• [DATA PROVIDED]

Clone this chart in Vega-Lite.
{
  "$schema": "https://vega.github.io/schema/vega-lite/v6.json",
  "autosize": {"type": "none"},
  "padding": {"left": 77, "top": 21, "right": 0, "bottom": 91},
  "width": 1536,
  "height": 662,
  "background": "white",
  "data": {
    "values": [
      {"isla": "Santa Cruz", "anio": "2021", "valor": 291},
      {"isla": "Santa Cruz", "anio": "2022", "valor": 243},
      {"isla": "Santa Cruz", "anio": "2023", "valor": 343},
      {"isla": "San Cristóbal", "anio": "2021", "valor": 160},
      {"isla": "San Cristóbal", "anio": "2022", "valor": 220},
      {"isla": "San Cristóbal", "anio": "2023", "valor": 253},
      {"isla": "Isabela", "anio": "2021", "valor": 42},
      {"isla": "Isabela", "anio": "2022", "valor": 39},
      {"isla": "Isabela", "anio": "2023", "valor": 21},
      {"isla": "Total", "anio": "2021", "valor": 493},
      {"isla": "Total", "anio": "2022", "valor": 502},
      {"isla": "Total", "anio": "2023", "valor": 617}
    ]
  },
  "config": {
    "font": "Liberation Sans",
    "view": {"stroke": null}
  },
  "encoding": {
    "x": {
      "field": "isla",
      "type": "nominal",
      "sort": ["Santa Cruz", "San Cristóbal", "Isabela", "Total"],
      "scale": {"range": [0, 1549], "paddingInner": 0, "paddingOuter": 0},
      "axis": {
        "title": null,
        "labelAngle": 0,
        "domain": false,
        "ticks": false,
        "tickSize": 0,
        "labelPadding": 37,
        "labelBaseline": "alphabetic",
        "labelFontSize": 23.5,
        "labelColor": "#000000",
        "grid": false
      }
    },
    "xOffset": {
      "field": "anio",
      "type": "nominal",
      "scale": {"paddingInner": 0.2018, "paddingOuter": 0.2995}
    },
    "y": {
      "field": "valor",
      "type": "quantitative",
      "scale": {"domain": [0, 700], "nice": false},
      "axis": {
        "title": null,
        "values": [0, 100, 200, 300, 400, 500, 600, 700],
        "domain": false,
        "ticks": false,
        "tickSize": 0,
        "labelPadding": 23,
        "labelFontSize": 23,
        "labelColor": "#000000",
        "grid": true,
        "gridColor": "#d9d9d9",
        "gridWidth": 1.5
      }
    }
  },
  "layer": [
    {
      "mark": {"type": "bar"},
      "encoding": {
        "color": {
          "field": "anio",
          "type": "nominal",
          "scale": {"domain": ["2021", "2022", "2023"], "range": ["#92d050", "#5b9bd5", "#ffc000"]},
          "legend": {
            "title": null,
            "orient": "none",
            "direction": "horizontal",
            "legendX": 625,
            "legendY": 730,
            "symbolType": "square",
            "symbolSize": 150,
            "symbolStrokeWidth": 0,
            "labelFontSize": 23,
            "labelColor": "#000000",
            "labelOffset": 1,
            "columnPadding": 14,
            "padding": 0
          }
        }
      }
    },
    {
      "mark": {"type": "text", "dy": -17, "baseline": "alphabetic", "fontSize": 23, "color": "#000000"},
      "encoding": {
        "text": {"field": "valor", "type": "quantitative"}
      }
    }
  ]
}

• [GIVEN TASK]
Extract the data in full. Keep it word for word.

• [RESPONSE]
Clone this chart in Vega-Lite.
{
  "$schema": "https://vega.github.io/schema/vega-lite/v6.json",
  "autosize": {"type": "none"},
  "padding": {"left": 77, "top": 21, "right": 0, "bottom": 91},
  "width": 1536,
  "height": 662,
  "background": "white",
  "data": {
    "values": [
      {"isla": "Santa Cruz", "anio": "2021", "valor": 291},
      {"isla": "Santa Cruz", "anio": "2022", "valor": 243},
      {"isla": "Santa Cruz", "anio": "2023", "valor": 343},
      {"isla": "San Cristóbal", "anio": "2021", "valor": 160},
      {"isla": "San Cristóbal", "anio": "2022", "valor": 220},
      {"isla": "San Cristóbal", "anio": "2023", "valor": 253},
      {"isla": "Isabela", "anio": "2021", "valor": 42},
      {"isla": "Isabela", "anio": "2022", "valor": 39},
      {"isla": "Isabela", "anio": "2023", "valor": 21},
      {"isla": "Total", "anio": "2021", "valor": 493},
      {"isla": "Total", "anio": "2022", "valor": 502},
      {"isla": "Total", "anio": "2023", "valor": 617}
    ]
  },
  "config": {
    "font": "Liberation Sans",
    "view": {"stroke": null}
  },
  "encoding": {
    "x": {
      "field": "isla",
      "type": "nominal",
      "sort": ["Santa Cruz", "San Cristóbal", "Isabela", "Total"],
      "scale": {"range": [0, 1549], "paddingInner": 0, "paddingOuter": 0},
      "axis": {
        "title": null,
        "labelAngle": 0,
        "domain": false,
        "ticks": false,
        "tickSize": 0,
        "labelPadding": 37,
        "labelBaseline": "alphabetic",
        "labelFontSize": 23.5,
        "labelColor": "#000000",
        "grid": false
      }
    },
    "xOffset": {
      "field": "anio",
      "type": "nominal",
      "scale": {"paddingInner": 0.2018, "paddingOuter": 0.2995}
    },
    "y": {
      "field": "valor",
      "type": "quantitative",
      "scale": {"domain": [0, 700], "nice": false},
      "axis": {
        "title": null,
        "values": [0, 100, 200, 300, 400, 500, 600, 700],
        "domain": false,
        "ticks": false,
        "tickSize": 0,
        "labelPadding": 23,
        "labelFontSize": 23,
        "labelColor": "#000000",
        "grid": true,
        "gridColor": "#d9d9d9",
        "gridWidth": 1.5
      }
    }
  },
  "layer": [
    {
      "mark": {"type": "bar"},
      "encoding": {
        "color": {
          "field": "anio",
          "type": "nominal",
          "scale": {"domain": ["2021", "2022", "2023"], "range": ["#92d050", "#5b9bd5", "#ffc000"]},
          "legend": {
            "title": null,
            "orient": "none",
            "direction": "horizontal",
            "legendX": 625,
            "legendY": 730,
            "symbolType": "square",
            "symbolSize": 150,
            "symbolStrokeWidth": 0,
            "labelFontSize": 23,
            "labelColor": "#000000",
            "labelOffset": 1,
            "columnPadding": 14,
            "padding": 0
          }
        }
      }
    },
    {
      "mark": {"type": "text", "dy": -17, "baseline": "alphabetic", "fontSize": 23, "color": "#000000"},
      "encoding": {
        "text": {"field": "valor", "type": "quantitative"}
      }
    }
  ]
}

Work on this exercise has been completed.